As for their tools for rational thinking… Some of them sound right, some sound wrong, it’s very hard to tell the difference on sight, and even when they’re right in the details, there’s something wrong about how they’re put together. And the way they say to do things manufactures a giant blind spot pointed at exactly why they are wrong. I don’t know if that blind spot is part of the manipulation, or if it’s because each person who helped originate that stuff had the blind spot themselves and it got built into their system of thinking by accident.
But none of what I say would stand up to a conversation on their terms. And I’m not willing to have conversations on those terms anyway. I don’t mind if people don’t believe me, they don’t have to believe me. But there’s just… something about the entire method and tone and attitude that my previous conversations with therm have been forced into, that I heartily detest.
But despite my dislike of the whole thing, I would like it if they talked in plain English or had translated their main stuff into plain English. One other thing I’ve disliked about it is the fact that they pretty much make their content inaccessible to cognitively disabled people and people without extensive education and vocabularies.

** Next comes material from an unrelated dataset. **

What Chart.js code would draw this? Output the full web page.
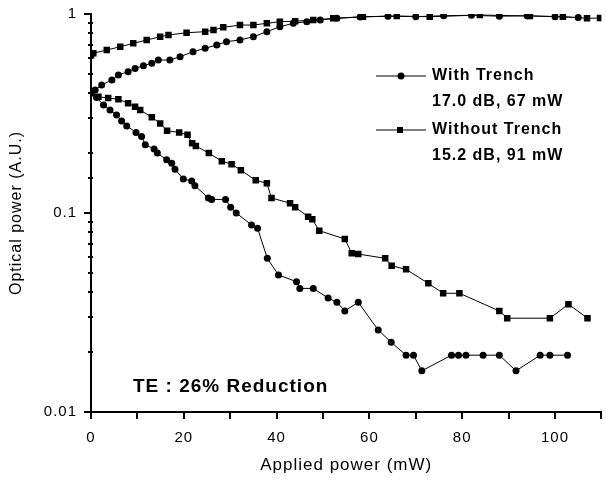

I actually have a different friend who had taught me a great deal about rational thinking and its place in the world. But:
1. There’s zero manipulation attached.
2. Any resemblance to what they’re doing is superficial.
3. Conclusions reached are not always, or even often, the conclusions they tend to reach with their methods of thinking.
I would describe it, but it’s more things I use, not things I can pull out of my mind at will, all at once, and then describe.
But comparing the two is one reason I’m aware of the differences between anything I’d call rationality, and what they are doing. Also big differences between what I’d call rationality, and in general what that particular type of well off white guys is attracted to in what they call rationality.
I’m sorry for my vagueness and I don’t expect anyone to believe me. I’m just writing about stuff that’s hard to put words around, in the best way I can.